| > credible researcher who concludes that precognition exists See, that's exactly what Popper referred to when he said that theories cannot be confirmed, only rejected. Simplified to that extent, it's not nearly correct, but apparently we need to simplify it even more to get through the thick skulls of people like Bem. The theory Bem et.al. refuted is "ESP doesn't exist and if ESP does not exist, there is no effect in these experiments." That's a much bigger theory than "ESP doesn't exist". And indeed, every single time somebody purported to have evidence for ESP, it turned that the typically tiny effect was a flaw in the experimental design, be that due to fraud or incompetence. > obviously that is bullshit No, not at all. Nothing is obvious. It's bullshit by sound reasoning. There aren't just two theories that are competing here ("ESP" and "no ESP"). There's also "this researcher is incompetent", "this researcher is a fraud", "these statistical methods are useless", "I'm high on crack and none of this real", etc. A priori, "ESP" and "no ESP" might be the most believable among those, but all the past evidence points strongly towards a combination of "this researcher is incompetent" and "these statistical methods are useless". That's why we can say that this is bullshit and not feel bad about it. > if obvious bullshit can make it through the scientific process A pay-to-play journal like F1000Research is part of the scientific process? That may be where your confusion comes from. |
Your arguments seem to be based in unfamiliarity with the paper. Bem is an extremely well-regarded researcher in social psychology, he has hundreds of papers, several of which are seminal in the field and boast thousands of citations (this paper in particular has a citation score of 700+). Moreover this is a meta-analysis, not his own study.

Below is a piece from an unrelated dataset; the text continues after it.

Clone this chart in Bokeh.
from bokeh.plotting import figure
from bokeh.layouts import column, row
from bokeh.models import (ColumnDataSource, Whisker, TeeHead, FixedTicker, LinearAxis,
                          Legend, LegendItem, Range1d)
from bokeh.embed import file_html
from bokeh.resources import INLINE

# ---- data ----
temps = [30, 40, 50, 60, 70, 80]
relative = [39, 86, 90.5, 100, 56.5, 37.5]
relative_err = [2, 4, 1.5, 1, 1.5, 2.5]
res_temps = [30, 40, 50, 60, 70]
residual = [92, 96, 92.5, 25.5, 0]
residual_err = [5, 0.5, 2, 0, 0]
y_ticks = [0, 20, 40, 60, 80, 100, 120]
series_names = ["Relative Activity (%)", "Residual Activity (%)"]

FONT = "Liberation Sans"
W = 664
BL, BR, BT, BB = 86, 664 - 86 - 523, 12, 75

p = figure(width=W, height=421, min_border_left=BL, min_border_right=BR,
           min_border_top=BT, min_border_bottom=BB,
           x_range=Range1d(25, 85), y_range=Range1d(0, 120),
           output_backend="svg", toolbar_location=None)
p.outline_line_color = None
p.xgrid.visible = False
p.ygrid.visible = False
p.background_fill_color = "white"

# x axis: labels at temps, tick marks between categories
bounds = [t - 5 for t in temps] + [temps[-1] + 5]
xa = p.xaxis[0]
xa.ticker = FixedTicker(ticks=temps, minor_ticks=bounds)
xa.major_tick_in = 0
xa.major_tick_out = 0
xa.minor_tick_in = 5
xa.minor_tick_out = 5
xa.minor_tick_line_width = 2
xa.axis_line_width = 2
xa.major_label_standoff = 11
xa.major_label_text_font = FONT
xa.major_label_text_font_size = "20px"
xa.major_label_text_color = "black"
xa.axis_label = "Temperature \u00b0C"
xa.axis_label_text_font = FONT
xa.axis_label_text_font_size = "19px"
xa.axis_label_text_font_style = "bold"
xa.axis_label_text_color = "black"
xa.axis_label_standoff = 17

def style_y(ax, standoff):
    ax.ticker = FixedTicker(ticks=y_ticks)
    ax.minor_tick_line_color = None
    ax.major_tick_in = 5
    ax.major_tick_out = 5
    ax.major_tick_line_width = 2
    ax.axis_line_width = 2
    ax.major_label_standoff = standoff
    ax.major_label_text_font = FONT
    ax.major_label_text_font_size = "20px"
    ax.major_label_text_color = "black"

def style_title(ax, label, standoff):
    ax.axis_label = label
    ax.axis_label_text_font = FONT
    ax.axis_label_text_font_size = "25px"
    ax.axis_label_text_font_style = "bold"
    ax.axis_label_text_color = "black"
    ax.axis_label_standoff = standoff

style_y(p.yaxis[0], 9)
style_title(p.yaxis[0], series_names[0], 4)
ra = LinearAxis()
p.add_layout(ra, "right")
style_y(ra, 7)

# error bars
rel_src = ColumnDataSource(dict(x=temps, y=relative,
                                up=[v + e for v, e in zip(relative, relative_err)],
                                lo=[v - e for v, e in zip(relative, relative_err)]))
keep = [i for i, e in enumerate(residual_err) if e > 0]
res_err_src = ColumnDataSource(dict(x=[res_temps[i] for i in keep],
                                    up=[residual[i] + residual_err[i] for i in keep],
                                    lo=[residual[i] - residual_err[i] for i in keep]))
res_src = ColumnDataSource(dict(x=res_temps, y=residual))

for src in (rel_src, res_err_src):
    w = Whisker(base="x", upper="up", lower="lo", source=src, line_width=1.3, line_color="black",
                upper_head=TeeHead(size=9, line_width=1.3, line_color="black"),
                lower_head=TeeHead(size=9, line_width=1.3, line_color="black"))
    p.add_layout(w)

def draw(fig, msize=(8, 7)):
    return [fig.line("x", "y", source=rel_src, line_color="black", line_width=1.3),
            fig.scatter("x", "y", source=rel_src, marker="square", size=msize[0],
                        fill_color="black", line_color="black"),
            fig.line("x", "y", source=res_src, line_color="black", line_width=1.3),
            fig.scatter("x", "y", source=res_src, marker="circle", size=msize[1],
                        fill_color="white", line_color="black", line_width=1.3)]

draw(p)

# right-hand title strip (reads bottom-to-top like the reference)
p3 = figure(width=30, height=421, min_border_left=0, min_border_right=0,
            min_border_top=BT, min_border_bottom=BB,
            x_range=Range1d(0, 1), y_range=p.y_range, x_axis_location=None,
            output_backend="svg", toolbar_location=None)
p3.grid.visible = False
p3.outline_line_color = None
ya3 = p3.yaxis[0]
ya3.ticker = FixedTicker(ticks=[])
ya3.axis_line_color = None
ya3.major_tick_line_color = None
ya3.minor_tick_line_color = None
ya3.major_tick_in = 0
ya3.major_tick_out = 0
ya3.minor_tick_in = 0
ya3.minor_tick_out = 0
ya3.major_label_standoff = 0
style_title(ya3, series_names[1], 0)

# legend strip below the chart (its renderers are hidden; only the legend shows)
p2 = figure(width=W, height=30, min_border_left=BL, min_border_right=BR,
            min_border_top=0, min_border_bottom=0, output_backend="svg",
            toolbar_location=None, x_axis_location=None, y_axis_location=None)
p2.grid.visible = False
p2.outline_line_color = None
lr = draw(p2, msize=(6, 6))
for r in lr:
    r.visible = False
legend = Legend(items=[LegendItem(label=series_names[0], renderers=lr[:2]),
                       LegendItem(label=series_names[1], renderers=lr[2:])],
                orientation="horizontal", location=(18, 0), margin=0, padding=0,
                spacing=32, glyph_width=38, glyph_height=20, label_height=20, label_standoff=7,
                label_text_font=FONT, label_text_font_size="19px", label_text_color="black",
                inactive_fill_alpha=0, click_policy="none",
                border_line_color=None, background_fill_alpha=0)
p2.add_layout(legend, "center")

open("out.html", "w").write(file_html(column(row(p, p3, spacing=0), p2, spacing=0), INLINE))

While there has been some chatter about the statistical methods in those 700 citations, the fact is the methods are a lot better than the average social psychology paper (and this paper has attracted extraordinary scrutiny for the obvious reason). So if there is a problem in the paper (and of course there must be) there is a much larger problem in the standard practices in the field.

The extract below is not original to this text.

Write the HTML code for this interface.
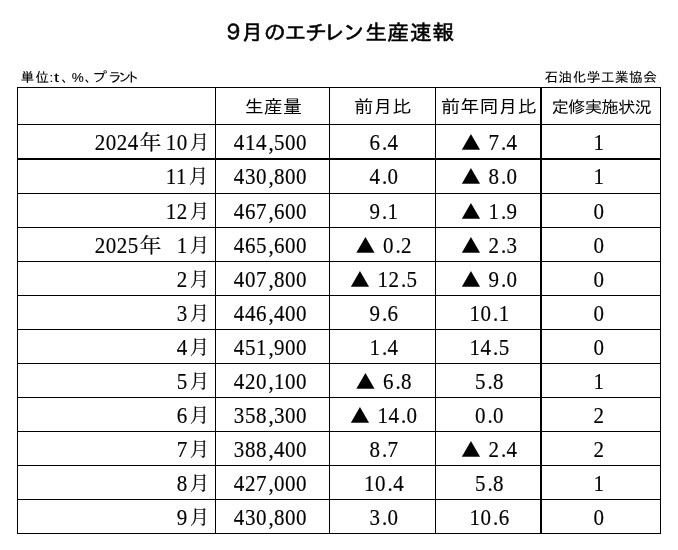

> pay-to-play journal like F1000Research
The original paper was published in the Journal of Personality and Social Psychology (https://webcache.googleusercontent.com/search?q=cache:vd-Z7x...) but their website is down
> every single time somebody purported to have evidence for ESP, it turned that the typically tiny effect was a flaw in the experimental design, be that due to fraud or incompetence.

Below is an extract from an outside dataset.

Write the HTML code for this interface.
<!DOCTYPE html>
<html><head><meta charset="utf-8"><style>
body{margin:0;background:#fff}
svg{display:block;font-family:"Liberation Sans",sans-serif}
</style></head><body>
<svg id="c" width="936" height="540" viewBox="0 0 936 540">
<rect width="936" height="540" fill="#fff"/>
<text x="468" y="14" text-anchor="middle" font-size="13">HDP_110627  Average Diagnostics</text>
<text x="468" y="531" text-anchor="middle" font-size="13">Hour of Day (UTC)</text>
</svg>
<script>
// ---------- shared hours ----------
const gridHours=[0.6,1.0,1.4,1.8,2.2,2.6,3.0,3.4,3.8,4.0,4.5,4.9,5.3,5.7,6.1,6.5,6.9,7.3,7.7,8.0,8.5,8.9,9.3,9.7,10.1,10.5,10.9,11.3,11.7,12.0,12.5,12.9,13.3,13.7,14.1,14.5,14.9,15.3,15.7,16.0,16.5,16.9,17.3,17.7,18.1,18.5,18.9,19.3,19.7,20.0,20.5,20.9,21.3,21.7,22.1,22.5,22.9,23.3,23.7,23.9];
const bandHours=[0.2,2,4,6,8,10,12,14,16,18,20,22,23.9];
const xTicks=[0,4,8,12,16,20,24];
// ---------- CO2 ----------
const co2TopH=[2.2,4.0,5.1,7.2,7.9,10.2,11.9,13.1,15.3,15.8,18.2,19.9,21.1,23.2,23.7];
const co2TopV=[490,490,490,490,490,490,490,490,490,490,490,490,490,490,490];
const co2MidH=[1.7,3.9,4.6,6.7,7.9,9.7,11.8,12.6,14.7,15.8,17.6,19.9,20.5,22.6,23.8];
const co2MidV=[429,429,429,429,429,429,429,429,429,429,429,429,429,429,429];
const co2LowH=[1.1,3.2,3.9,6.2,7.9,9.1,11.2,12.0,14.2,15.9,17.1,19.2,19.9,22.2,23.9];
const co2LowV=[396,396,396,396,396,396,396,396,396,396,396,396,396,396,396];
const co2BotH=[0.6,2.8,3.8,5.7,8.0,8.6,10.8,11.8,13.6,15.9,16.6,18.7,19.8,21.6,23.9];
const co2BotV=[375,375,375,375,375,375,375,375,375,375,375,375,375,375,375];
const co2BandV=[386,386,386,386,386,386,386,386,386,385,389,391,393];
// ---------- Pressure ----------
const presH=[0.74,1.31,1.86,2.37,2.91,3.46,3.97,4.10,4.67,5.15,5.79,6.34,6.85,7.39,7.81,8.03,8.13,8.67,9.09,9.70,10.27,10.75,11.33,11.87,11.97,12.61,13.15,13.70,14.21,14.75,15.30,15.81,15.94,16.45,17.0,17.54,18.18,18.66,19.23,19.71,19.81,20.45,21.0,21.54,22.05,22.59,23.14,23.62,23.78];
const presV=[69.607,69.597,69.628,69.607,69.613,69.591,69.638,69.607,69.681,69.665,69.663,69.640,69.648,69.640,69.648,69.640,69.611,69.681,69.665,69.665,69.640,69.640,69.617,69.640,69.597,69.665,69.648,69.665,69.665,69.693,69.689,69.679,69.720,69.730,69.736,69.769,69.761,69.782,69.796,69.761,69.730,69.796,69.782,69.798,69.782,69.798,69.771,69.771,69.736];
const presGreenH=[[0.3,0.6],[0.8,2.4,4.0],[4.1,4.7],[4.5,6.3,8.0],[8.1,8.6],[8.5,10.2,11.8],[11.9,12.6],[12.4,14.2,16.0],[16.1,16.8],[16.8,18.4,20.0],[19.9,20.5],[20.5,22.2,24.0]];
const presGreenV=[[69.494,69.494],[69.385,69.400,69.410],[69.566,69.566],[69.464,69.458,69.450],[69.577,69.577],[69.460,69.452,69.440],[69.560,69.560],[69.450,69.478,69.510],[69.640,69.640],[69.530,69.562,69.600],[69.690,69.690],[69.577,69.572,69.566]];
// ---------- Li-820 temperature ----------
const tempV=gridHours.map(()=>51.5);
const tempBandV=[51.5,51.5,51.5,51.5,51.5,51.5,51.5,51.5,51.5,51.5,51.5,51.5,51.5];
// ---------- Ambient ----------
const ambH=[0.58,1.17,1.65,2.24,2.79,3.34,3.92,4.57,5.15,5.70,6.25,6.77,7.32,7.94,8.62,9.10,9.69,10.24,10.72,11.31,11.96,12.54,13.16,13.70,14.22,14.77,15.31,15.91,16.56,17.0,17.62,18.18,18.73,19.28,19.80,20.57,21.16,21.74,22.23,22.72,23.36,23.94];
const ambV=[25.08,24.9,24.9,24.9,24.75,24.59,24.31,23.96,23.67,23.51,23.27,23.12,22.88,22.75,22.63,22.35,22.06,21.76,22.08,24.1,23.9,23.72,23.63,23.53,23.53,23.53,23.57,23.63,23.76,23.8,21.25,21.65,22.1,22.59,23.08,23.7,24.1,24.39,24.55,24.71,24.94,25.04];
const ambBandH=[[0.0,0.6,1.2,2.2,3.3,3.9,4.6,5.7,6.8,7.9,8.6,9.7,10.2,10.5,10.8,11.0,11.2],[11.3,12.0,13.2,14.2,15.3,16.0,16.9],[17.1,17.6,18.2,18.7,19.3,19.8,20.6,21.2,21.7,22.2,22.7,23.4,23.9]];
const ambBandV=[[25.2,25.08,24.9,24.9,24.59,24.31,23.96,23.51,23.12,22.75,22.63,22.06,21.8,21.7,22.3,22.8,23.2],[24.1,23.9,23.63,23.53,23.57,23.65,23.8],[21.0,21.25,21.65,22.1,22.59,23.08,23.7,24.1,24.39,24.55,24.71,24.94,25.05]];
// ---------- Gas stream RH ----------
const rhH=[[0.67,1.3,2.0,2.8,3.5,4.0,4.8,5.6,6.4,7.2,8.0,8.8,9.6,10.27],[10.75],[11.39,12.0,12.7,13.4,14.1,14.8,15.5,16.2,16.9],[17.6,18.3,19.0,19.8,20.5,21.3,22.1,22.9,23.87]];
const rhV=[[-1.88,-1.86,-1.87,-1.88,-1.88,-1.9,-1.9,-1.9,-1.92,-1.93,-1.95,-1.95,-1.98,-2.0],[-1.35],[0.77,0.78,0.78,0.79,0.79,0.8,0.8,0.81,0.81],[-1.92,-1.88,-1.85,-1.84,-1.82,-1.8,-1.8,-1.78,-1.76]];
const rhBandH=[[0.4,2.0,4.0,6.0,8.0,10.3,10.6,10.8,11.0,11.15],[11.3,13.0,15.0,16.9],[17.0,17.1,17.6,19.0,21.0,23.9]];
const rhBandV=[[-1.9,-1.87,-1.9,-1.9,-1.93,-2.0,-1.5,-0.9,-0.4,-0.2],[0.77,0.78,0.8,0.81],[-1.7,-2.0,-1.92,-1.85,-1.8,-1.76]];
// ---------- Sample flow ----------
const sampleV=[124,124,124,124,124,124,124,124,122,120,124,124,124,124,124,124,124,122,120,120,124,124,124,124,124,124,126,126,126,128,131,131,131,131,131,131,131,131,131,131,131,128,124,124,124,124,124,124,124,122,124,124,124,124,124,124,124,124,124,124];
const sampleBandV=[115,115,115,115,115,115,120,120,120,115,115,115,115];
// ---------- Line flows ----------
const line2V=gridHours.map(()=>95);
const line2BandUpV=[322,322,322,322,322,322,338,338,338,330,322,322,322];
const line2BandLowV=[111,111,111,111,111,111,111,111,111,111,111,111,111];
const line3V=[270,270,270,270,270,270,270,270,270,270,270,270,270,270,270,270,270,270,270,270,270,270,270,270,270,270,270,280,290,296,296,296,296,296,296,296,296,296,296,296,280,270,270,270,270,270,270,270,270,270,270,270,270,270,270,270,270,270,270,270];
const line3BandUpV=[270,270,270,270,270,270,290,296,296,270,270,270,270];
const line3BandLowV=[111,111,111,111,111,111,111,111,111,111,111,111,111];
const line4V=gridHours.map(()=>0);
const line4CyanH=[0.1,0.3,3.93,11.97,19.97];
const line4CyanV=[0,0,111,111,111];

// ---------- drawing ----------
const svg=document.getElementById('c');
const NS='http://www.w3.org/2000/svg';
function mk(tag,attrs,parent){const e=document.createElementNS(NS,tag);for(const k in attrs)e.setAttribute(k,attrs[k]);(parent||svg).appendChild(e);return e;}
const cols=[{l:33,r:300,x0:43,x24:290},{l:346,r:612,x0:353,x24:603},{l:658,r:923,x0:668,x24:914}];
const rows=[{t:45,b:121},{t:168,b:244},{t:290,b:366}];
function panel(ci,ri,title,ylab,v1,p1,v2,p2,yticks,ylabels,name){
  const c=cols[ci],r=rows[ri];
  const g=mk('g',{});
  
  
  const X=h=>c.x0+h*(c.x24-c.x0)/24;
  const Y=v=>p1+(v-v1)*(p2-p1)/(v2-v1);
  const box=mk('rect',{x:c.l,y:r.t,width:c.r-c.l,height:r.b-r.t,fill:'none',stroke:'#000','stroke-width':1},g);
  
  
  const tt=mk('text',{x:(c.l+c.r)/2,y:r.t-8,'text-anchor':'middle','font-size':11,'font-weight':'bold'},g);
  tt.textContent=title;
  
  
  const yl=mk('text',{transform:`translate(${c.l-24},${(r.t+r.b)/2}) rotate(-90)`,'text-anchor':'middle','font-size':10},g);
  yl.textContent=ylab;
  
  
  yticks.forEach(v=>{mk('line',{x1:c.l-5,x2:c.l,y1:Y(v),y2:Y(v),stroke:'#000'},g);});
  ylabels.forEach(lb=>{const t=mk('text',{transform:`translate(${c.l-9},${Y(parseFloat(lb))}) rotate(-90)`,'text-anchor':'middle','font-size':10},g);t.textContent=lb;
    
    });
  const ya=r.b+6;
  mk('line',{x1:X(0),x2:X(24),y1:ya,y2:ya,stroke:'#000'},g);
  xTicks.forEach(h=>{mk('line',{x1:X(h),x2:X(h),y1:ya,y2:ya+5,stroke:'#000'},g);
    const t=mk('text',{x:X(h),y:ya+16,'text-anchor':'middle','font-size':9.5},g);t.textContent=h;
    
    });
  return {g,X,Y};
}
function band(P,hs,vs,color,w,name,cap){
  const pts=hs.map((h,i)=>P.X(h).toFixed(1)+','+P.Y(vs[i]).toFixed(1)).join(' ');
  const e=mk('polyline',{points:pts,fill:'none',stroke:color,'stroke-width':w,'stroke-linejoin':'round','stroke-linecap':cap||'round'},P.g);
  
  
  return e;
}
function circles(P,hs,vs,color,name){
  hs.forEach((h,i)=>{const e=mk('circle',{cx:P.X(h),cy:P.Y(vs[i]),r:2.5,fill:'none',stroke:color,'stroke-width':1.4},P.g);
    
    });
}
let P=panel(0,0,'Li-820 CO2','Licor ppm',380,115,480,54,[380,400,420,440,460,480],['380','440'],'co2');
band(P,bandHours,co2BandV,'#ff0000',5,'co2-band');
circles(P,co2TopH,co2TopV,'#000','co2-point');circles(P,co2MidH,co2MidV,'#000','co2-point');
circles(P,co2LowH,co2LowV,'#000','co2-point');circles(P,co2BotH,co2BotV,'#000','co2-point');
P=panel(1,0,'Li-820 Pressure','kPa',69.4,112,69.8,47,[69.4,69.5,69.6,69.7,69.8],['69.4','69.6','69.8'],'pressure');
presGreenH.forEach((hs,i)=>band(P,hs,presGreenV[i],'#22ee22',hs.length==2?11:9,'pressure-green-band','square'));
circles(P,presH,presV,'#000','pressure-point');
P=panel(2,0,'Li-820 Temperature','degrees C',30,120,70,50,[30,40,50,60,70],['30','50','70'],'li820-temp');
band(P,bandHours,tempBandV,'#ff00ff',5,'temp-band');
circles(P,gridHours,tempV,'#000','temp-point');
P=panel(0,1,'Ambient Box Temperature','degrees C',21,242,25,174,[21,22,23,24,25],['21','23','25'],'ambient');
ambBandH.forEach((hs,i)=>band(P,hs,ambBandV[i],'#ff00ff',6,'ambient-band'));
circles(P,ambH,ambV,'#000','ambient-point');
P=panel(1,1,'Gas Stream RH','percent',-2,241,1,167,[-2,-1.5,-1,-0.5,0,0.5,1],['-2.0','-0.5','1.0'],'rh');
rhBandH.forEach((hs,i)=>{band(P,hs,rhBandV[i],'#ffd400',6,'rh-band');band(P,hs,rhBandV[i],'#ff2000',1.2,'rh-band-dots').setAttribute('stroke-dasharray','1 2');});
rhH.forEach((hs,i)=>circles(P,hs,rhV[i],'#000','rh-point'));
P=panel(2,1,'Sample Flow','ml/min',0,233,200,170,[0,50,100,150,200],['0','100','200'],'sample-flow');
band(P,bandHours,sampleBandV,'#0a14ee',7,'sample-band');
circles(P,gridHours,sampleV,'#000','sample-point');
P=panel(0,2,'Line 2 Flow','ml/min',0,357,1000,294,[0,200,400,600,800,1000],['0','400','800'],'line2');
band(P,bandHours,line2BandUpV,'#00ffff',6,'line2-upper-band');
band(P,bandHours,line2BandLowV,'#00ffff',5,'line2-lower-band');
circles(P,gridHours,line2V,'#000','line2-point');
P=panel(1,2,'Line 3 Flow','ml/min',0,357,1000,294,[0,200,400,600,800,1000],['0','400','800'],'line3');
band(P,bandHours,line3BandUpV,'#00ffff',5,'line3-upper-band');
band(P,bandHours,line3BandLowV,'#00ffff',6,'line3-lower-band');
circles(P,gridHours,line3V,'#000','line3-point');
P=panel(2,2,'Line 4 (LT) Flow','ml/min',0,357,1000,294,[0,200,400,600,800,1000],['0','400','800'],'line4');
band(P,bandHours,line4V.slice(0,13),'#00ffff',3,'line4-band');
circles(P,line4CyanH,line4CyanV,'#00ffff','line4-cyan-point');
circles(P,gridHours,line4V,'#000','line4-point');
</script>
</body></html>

This is incorrect for the simple reason that it is much easier to make claims than it is to investigate them, and therefore, not all claims can be investigated. Perhaps you meant to say that of the proper subset of things we investigated turned out to be methodologically flawed, but then we have situations like the present paper, which somehow got through peer review. Of course we can continue to poke at it until we find what is wrong since we "know" it "has to to be there", but if science only produces the correct answer when we make it match the answer in the back of the textbook, it doesn't seem a good method for finding anything out.